● Items from a data source
= = =

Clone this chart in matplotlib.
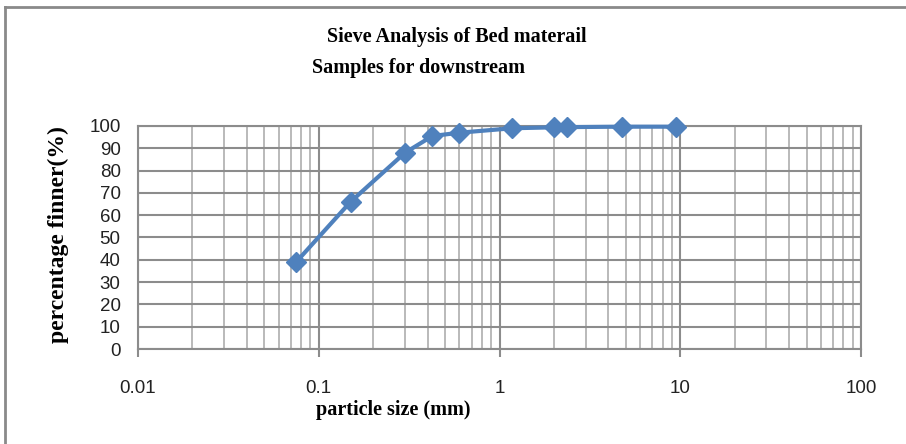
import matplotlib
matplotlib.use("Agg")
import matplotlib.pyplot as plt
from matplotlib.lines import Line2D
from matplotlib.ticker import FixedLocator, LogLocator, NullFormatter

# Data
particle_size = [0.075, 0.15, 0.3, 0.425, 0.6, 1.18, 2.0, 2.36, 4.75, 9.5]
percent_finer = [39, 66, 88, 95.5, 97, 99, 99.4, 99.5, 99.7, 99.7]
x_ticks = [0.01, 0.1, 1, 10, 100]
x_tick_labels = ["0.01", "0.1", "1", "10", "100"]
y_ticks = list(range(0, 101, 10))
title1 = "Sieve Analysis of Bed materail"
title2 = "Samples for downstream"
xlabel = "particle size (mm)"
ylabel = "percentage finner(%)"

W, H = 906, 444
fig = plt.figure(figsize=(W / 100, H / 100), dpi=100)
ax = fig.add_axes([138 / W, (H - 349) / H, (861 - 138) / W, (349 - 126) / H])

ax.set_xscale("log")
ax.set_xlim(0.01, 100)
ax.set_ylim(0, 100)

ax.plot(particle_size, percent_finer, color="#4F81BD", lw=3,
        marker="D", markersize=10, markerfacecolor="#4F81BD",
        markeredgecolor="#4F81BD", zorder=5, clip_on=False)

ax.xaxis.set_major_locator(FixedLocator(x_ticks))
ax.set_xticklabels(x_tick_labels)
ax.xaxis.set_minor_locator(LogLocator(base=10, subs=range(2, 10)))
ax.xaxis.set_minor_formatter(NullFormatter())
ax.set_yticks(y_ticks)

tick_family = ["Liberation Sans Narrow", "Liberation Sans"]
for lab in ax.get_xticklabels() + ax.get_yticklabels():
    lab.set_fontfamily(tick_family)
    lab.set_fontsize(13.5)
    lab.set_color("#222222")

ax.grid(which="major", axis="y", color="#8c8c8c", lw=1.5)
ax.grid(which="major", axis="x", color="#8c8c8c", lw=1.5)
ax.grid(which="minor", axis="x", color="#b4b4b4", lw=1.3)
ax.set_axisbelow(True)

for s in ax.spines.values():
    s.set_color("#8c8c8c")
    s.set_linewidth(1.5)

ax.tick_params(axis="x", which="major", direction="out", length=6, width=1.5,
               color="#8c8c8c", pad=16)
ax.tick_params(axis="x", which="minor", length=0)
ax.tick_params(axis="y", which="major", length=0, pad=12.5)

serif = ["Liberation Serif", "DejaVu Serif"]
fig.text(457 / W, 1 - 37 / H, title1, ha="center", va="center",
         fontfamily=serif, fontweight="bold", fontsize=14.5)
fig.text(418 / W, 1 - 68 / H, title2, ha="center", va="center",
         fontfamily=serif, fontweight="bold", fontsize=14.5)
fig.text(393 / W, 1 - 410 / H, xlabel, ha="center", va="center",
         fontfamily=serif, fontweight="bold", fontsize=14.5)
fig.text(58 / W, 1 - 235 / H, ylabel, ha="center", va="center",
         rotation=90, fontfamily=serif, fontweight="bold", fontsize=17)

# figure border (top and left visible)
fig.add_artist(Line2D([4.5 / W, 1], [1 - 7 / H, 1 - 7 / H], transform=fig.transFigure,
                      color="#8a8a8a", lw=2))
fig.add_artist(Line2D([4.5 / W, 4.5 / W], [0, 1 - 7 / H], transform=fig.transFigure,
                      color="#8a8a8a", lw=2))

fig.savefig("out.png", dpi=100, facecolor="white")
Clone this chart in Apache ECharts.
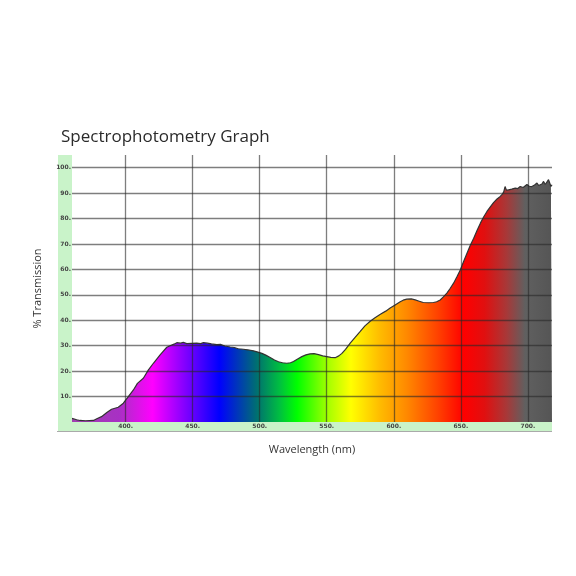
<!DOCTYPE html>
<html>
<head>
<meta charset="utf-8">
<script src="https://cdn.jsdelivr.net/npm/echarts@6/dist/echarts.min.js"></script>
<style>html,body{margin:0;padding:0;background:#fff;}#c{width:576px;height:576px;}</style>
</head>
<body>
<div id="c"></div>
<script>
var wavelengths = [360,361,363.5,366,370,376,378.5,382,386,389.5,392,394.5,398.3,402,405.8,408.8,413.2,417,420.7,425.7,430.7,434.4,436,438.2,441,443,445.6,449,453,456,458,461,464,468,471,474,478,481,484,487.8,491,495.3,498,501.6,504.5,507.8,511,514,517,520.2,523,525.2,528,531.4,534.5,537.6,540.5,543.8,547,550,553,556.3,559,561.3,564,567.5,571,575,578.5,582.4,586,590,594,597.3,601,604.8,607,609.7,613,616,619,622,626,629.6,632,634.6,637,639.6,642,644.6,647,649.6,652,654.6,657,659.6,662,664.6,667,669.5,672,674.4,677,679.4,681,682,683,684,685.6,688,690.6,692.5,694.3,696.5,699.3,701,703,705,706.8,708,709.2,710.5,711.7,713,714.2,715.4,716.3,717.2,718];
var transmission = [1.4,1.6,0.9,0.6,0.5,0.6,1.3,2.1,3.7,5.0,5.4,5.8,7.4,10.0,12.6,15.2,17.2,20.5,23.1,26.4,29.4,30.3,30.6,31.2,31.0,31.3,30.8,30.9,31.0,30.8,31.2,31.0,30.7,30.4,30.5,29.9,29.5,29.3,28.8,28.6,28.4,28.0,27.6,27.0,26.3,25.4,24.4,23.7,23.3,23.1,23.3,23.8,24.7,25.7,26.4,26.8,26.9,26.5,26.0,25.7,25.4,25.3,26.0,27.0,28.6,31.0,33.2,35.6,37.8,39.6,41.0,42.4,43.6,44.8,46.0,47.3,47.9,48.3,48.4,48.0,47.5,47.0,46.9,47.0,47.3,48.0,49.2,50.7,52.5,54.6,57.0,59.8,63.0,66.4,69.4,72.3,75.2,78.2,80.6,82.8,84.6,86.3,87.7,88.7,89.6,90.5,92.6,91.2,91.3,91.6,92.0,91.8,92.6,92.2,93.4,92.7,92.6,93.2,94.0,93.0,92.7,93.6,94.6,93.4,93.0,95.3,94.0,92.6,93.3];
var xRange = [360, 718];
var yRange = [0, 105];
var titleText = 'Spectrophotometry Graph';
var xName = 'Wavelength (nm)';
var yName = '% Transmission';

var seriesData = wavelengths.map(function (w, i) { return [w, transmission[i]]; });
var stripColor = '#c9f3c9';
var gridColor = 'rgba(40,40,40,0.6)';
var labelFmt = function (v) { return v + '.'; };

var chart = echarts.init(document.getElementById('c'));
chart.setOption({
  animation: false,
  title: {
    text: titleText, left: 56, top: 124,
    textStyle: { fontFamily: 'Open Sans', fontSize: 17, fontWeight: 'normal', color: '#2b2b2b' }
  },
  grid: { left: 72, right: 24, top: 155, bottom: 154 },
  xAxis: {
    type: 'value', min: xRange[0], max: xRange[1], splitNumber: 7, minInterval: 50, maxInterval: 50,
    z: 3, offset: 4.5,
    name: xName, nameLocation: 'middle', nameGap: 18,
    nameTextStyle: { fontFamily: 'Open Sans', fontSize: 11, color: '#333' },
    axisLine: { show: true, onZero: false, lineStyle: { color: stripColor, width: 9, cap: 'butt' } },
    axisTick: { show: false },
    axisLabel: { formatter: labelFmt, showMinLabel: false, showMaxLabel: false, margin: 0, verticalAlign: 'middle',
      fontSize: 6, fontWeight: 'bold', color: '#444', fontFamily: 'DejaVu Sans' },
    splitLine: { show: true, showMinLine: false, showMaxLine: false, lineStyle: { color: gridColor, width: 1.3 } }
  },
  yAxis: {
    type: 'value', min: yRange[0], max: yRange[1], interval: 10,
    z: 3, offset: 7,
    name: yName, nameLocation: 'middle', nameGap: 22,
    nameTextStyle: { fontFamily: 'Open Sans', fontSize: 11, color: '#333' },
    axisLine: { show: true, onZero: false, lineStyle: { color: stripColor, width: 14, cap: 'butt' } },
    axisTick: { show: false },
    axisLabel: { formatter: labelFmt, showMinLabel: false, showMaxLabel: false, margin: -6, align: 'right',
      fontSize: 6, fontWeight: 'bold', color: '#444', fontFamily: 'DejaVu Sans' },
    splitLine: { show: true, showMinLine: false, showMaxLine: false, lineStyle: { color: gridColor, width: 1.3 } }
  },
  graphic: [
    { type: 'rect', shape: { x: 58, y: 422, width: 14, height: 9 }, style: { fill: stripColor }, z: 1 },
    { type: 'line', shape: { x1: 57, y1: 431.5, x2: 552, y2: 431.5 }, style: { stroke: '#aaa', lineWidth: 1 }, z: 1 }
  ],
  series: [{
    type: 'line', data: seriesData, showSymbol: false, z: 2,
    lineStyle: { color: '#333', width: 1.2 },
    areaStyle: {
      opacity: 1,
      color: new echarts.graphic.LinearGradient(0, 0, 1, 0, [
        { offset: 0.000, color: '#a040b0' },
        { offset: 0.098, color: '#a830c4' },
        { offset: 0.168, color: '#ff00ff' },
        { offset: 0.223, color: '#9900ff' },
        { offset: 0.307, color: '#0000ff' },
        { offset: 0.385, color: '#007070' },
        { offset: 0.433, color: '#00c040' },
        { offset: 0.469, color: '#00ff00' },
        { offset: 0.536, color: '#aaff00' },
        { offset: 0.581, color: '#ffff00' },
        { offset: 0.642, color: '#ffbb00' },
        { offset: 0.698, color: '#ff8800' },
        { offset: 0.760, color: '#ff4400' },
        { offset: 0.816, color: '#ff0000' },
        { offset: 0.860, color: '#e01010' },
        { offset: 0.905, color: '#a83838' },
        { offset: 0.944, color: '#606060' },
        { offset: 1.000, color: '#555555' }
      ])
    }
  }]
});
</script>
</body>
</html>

= = =

● Instruction
Every line from the start of the listing above through the line with "from matplotlib.ticker import" should be repeated exactly; skip the pictures and add nothing else.

● Output of the exercise
Clone this chart in matplotlib.
import matplotlib
matplotlib.use("Agg")
import matplotlib.pyplot as plt
from matplotlib.lines import Line2D
from matplotlib.ticker import FixedLocator, LogLocator, NullFormatter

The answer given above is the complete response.